(Exercise task) Omit all images. Transcribe the rest of the material below exactly.
────
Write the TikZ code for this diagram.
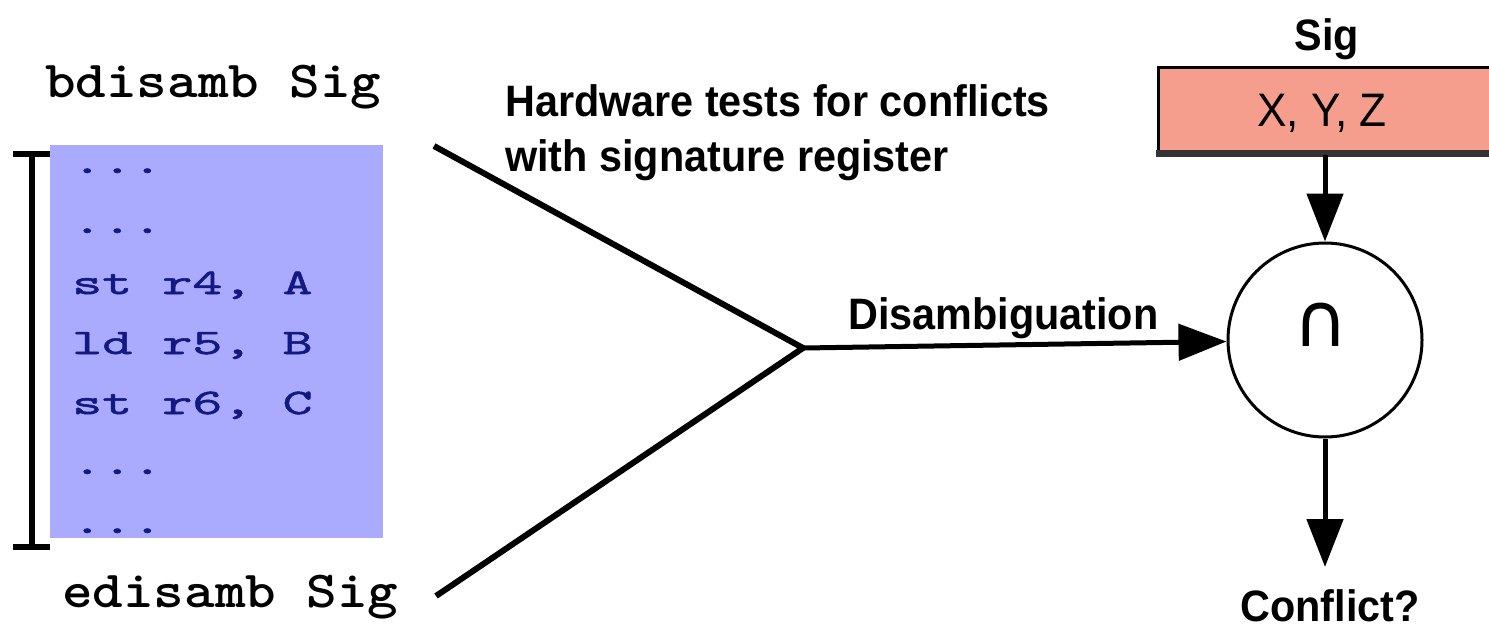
\documentclass[tikz,border=0pt]{standalone}
\usepackage{fontspec}
\usetikzlibrary{arrows.meta}
% label face: slightly condensed bold sans
\newfontfamily\lblfont[FakeStretch=0.94]{Liberation Sans}
% typewriter faces for the code listing and the markers
\newfontfamily\codefont[Extension=.otf,UprightFont=*-regular,FakeStretch=1.59,FakeBold=1.4]{lmmono10}
\newfontfamily\codeboldfont[Extension=.otf,UprightFont=*-bold,FakeStretch=1.12]{lmmonolt10}
\newfontfamily\symfont{DejaVu Sans}
\definecolor{codebg}{RGB}{170,170,255}
\definecolor{codefg}{RGB}{20,25,130}
\definecolor{sigfill}{RGB}{245,158,142}

\begin{document}
\begin{tikzpicture}[x=1pt,y=-1pt,
  lbl/.style={inner sep=0pt,font=\lblfont\bfseries\fontsize{44}{55}\selectfont},
  codeline/.style={anchor=base west,inner sep=0pt,text=codefg,font=\codefont\fontsize{36}{40}\selectfont},
  marker/.style={anchor=base west,inner sep=0pt,font=\codeboldfont\fontsize{52}{56}\selectfont},
  wire/.style={line width=6pt,line join=miter},
  bracket/.style={line width=6pt},
  flow/.style={line width=5pt,-{Triangle[length=48pt,width=36pt]}},
]
\useasboundingbox (0,0) rectangle (1489,633);

% code region
\node[fill=codebg,anchor=north west,inner sep=0pt,minimum width=333pt,minimum height=393pt] (code) at (50,145) {};
\node[codeline] (l1) at (72,173) {...};
\node[codeline] (l2) at (72,233) {...};
\node[codeline] (l3) at (72,294) {st r4, A};
\node[codeline] (l4) at (72,354) {ld r5, B};
\node[codeline] (l5) at (72,414) {st r6, C};
\node[codeline] (l6) at (72,474) {...};
\node[codeline] (l7) at (72,533) {...};

% extent bracket
\coordinate (bt) at (32,154);
\coordinate (bb) at (32,547);
\draw[bracket] (bt) -- (bb);
\draw[bracket] (13,154) -- (50,154);
\draw[bracket] (13,547) -- (50,547);

\node[marker] (bdis) at (45,97) {bdisamb Sig};
\node[marker] (edis) at (62,607) {edisamb Sig};

% converging lines
\coordinate (ta) at (434,146);
\coordinate (ba) at (436,596);
\coordinate (j) at (803,348);
\draw[wire] (ta) -- (j) -- (ba);

\node[lbl,anchor=north west,align=left] (hw) at (505,84) {Hardware tests for conflicts\\with signature register};
\node[lbl,anchor=base west] (dis) at (848,329) {Disambiguation};

% signature register
\node[draw,fill=sigfill,line width=3pt,anchor=north west,inner sep=0pt,minimum width=345pt,minimum height=86pt] (sig) at (1157,66) {};
\fill[black!80] (1156,150) rectangle (1510,157);
\node[inner sep=0pt,anchor=base,font=\lblfont\fontsize{47}{50}\selectfont] (xyz) at (1322,126) {X, Y, Z};
\node[lbl,anchor=base] (siglbl) at (1327,50) {Sig};

% intersection unit
\node[circle,draw,line width=3pt,minimum size=194pt,inner sep=0pt] (circ) at (1325,340) {};
\node[inner sep=0pt,font=\symfont\fontsize{75}{80}\selectfont] (capsym) at (1321,325) {∩};

\draw[flow] (j) -- (circ);
\draw[flow] (circ.north |- sig.south) -- (circ.north);
\coordinate (out) at (1325,567);
\draw[flow] (circ.south) -- (out);
\node[lbl,anchor=base] (conf) at (1330,621) {Conflict?};
\end{tikzpicture}
\end{document}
────
(Task output)
Write the TikZ code for this diagram.
\documentclass[tikz,border=0pt]{standalone}
\usepackage{fontspec}
\usetikzlibrary{arrows.meta}
% label face: slightly condensed bold sans
\newfontfamily\lblfont[FakeStretch=0.94]{Liberation Sans}
% typewriter faces for the code listing and the markers
\newfontfamily\codefont[Extension=.otf,UprightFont=*-regular,FakeStretch=1.59,FakeBold=1.4]{lmmono10}
\newfontfamily\codeboldfont[Extension=.otf,UprightFont=*-bold,FakeStretch=1.12]{lmmonolt10}
\newfontfamily\symfont{DejaVu Sans}
\definecolor{codebg}{RGB}{170,170,255}
\definecolor{codefg}{RGB}{20,25,130}
\definecolor{sigfill}{RGB}{245,158,142}

\begin{document}
\begin{tikzpicture}[x=1pt,y=-1pt,
  lbl/.style={inner sep=0pt,font=\lblfont\bfseries\fontsize{44}{55}\selectfont},
  codeline/.style={anchor=base west,inner sep=0pt,text=codefg,font=\codefont\fontsize{36}{40}\selectfont},
  marker/.style={anchor=base west,inner sep=0pt,font=\codeboldfont\fontsize{52}{56}\selectfont},
  wire/.style={line width=6pt,line join=miter},
  bracket/.style={line width=6pt},
  flow/.style={line width=5pt,-{Triangle[length=48pt,width=36pt]}},
]
\useasboundingbox (0,0) rectangle (1489,633);

% code region
\node[fill=codebg,anchor=north west,inner sep=0pt,minimum width=333pt,minimum height=393pt] (code) at (50,145) {};
\node[codeline] (l1) at (72,173) {...};
\node[codeline] (l2) at (72,233) {...};
\node[codeline] (l3) at (72,294) {st r4, A};
\node[codeline] (l4) at (72,354) {ld r5, B};
\node[codeline] (l5) at (72,414) {st r6, C};
\node[codeline] (l6) at (72,474) {...};
\node[codeline] (l7) at (72,533) {...};

% extent bracket
\coordinate (bt) at (32,154);
\coordinate (bb) at (32,547);
\draw[bracket] (bt) -- (bb);
\draw[bracket] (13,154) -- (50,154);
\draw[bracket] (13,547) -- (50,547);

\node[marker] (bdis) at (45,97) {bdisamb Sig};
\node[marker] (edis) at (62,607) {edisamb Sig};

% converging lines
\coordinate (ta) at (434,146);
\coordinate (ba) at (436,596);
\coordinate (j) at (803,348);
\draw[wire] (ta) -- (j) -- (ba);

\node[lbl,anchor=north west,align=left] (hw) at (505,84) {Hardware tests for conflicts\\with signature register};
\node[lbl,anchor=base west] (dis) at (848,329) {Disambiguation};

% signature register
\node[draw,fill=sigfill,line width=3pt,anchor=north west,inner sep=0pt,minimum width=345pt,minimum height=86pt] (sig) at (1157,66) {};
\fill[black!80] (1156,150) rectangle (1510,157);
\node[inner sep=0pt,anchor=base,font=\lblfont\fontsize{47}{50}\selectfont] (xyz) at (1322,126) {X, Y, Z};
\node[lbl,anchor=base] (siglbl) at (1327,50) {Sig};

% intersection unit
\node[circle,draw,line width=3pt,minimum size=194pt,inner sep=0pt] (circ) at (1325,340) {};
\node[inner sep=0pt,font=\symfont\fontsize{75}{80}\selectfont] (capsym) at (1321,325) {∩};

\draw[flow] (j) -- (circ);
\draw[flow] (circ.north |- sig.south) -- (circ.north);
\coordinate (out) at (1325,567);
\draw[flow] (circ.south) -- (out);
\node[lbl,anchor=base] (conf) at (1330,621) {Conflict?};
\end{tikzpicture}
\end{document}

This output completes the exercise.